The U.S. Department of Housing and Urban Development has made it possible for hospitals to refinance debt under the HUD/FHA Section 242 Hospital Mortgage Insurance Program, without conditioning such refinancing on new construction or renovation.
In addition to issuing a notice outlining how it will amend the regulations, HUD plans to publish a rule to make refinancing a permanent component of the Section 242 program.
Hospitals seeking refinancing may apply under notice, or wait for HUD to issue the debt-refinancing rule.
Lancaster Pollard, a Columbus, Ohio-based financial advising and investment banking firm, believes there should be "considerable interest in this new refinance opportunity, especially given the difficulties many hospitals are having with their current debt structures."

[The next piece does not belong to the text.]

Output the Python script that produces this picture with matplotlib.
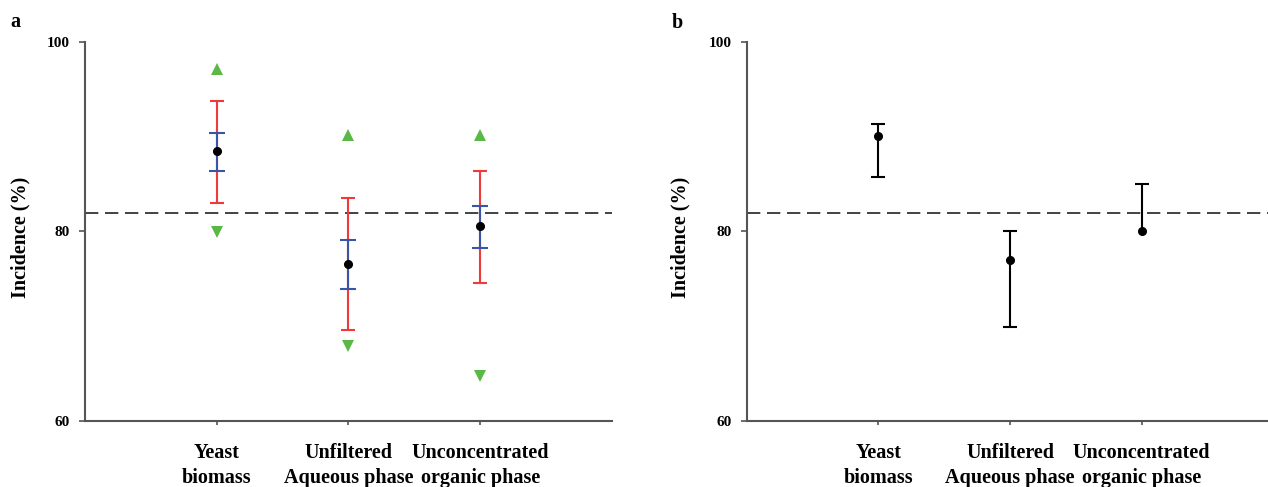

Approval of the new refinancing option means hospitals have a "lower-cost, non-risk-based way to refinance loans, get out of troubled banking relationships, and create a stable, fixed-rate, long-term financing structure," the company said.
The American Hospital Association also endorsed the regulation change, given the difficulties hospitals have encountered accessing capital during the recession.
In May, the AHA wrote a letter to the House Financial Services Committee, noting that hospitals' "inability to refinance existing debts has forced many to divert needed patient care resources to pay down current obligations, often at accelerated rates."